Proposed Hunting Bill a Sham as Government Bows to Big Business

Friday, 15 December, 2006
Cape Town, South Africa
Instead of a promised shut down of canned hunting, the Government has bowed to threats of legal action from the hunting and captive breeding industries by imposing only the barest minimum of controls as to how and when large predators may be killed.
“Big business appears to have won the day in ensuring that canned hunting will continue virtually unchecked and even given a veneer of respectability by this new bill,” said Jason Bell-Leask, Southern Africa Director of IFAW (International Fund for Animal Welfare –

The new legislation announced earlier this week and due to be promulgated in March 2007, says that captive bred lions may only be hunted six months after being released. The size of the area into which the lion is released is not defined.

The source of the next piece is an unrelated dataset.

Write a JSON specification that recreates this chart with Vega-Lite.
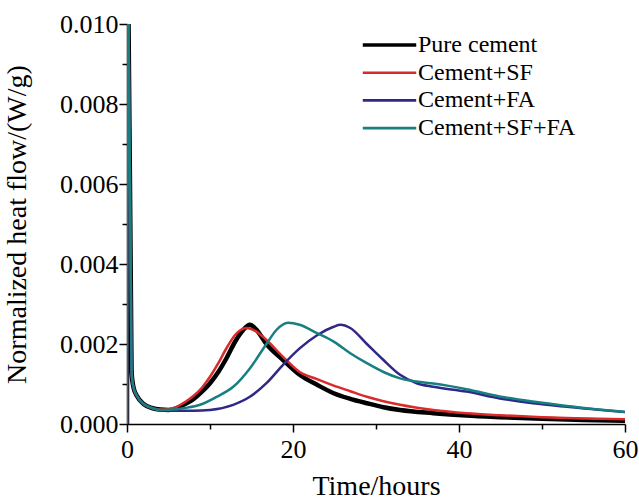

“In effect canned hunting and captive breeding of large predators to supply the canned hunt have not been banned,” said Bell-Leask.

“The Government has chosen to ignore the recommendations of its own task team that it impose an outright ban on canned hunting and severely restrict the practice of captive breeding. Instead it has given in to legal threats by the industry. Government’s protests about stamping out the abuses in this industry are nothing more than empty promises.

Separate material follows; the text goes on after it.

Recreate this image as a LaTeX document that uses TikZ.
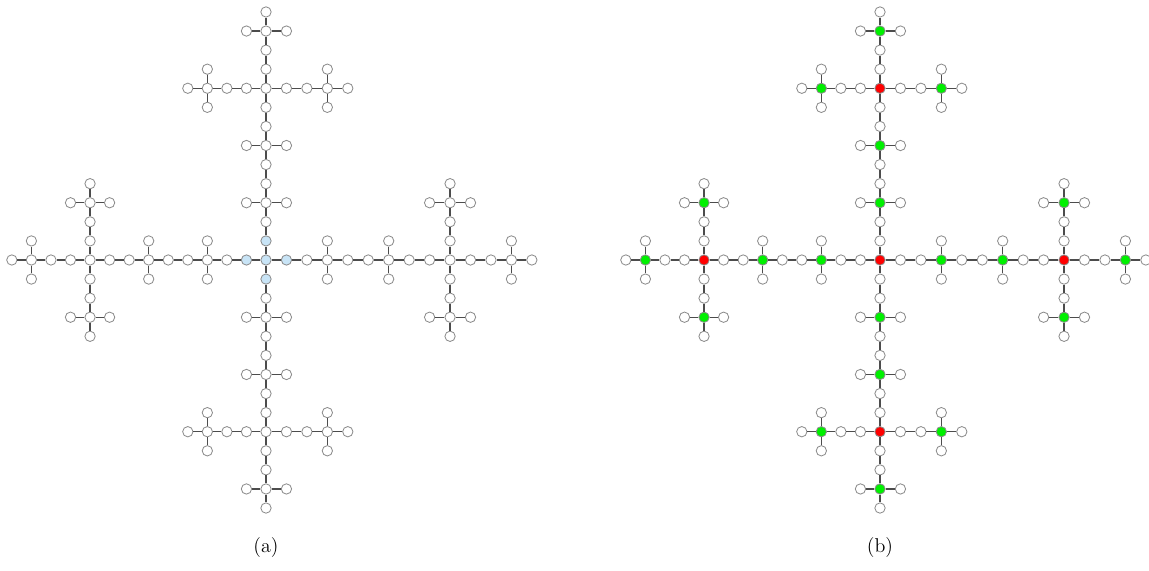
\documentclass[tikz,border=0pt]{standalone}
\usepackage{xcolor}
\usepackage{tikz}

\definecolor{seedblue}{RGB}{200,228,246}
\definecolor{hubred}{RGB}{255,0,0}
\definecolor{subgreen}{RGB}{0,240,0}

\tikzset{
  vtx/.style={circle,draw=black!45,line width=0.5pt,fill=white,inner sep=0pt,minimum size=6.2pt},
  seed/.style={vtx,fill=seedblue},
  hub/.style={vtx,fill=hubred},
  sub/.style={vtx,fill=subgreen},
  link/.style={draw=black!70,line width=0.75pt},
}

\begin{document}
\begin{tikzpicture}[x=0.6pt,y=-0.6pt]
  \useasboundingbox (0,0) rectangle (1149,571);
  \foreach \pre/\cx/\mode in {a/266/0,b/880/1} {
    % vertices: 5 crosses of 5 stars of 5 vertices
    \foreach \bx/\by in {0/0,9/0,-9/0,0/9,0/-9} {
      \foreach \mx/\my in {0/0,3/0,-3/0,0/3,0/-3} {
        \foreach \sx/\sy in {0/0,1/0,-1/0,0/1,0/-1} {
          \pgfmathtruncatemacro\ii{\bx+\mx+\sx+13}
          \pgfmathtruncatemacro\jj{\by+\my+\sy+13}
          \pgfmathtruncatemacro\babs{abs(\bx)+abs(\by)}
          \pgfmathtruncatemacro\mabs{abs(\mx)+abs(\my)}
          \pgfmathtruncatemacro\sabs{abs(\sx)+abs(\sy)}
          \pgfmathsetmacro\px{\cx+(\ii-13)*((\ii<13)?19.55:20.45)}
          \pgfmathsetmacro\py{260+(\jj-13)*19.08}
          \def\kind{vtx}
          \ifnum\mode=0
            \ifnum\babs=0 \ifnum\mabs=0 \def\kind{seed}\fi\fi
          \else
            \ifnum\sabs=0 \ifnum\mabs=0 \def\kind{hub}\else\def\kind{sub}\fi\fi
          \fi
          \node[\kind] (\pre\ii-\jj) at (\px,\py) {};
        }
      }
    }
    % edges inside the stars and between stars
    \foreach \bx/\by in {0/0,9/0,-9/0,0/9,0/-9} {
      \foreach \mx/\my in {0/0,3/0,-3/0,0/3,0/-3} {
        \foreach \dx/\dy in {1/0,-1/0,0/1,0/-1} {
          \pgfmathtruncatemacro\ia{\bx+\mx+13}
          \pgfmathtruncatemacro\ja{\by+\my+13}
          \pgfmathtruncatemacro\ib{\ia+\dx}
          \pgfmathtruncatemacro\jb{\ja+\dy}
          \draw[link] (\pre\ia-\ja) -- (\pre\ib-\jb);
        }
      }
      \foreach \dx/\dy in {1/0,-1/0,0/1,0/-1} {
        \pgfmathtruncatemacro\ia{\bx+\dx+13}
        \pgfmathtruncatemacro\ja{\by+\dy+13}
        \pgfmathtruncatemacro\ib{\bx+2*\dx+13}
        \pgfmathtruncatemacro\jb{\by+2*\dy+13}
        \draw[link] (\pre\ia-\ja) -- (\pre\ib-\jb);
      }
    }
    % edges between crosses
    \foreach \dx/\dy in {1/0,-1/0,0/1,0/-1} {
      \pgfmathtruncatemacro\ia{4*\dx+13}
      \pgfmathtruncatemacro\ja{4*\dy+13}
      \pgfmathtruncatemacro\ib{5*\dx+13}
      \pgfmathtruncatemacro\jb{5*\dy+13}
      \draw[link] (\pre\ia-\ja) -- (\pre\ib-\jb);
    }
    \node[font=\large] (cap\pre) at (\cx,548) {(\pre)};
  }
\end{tikzpicture}
\end{document}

“By protecting business interests they are showing us that animal welfare comes a distant second to commercial exploitation. It’s a shame,” he said.  Last year the Report of a Panel of Experts on Professional and Recreational Hunting in South Africa admitted that South Africa is poorly regulated due to different policies set by different provinces, and differing capacity to enforce them.

“Given a limited provincial capacity it is very unlikely that what has been proposed will ever be enforced and animal abuse is bound to continue unabated,” said Bell-Leask.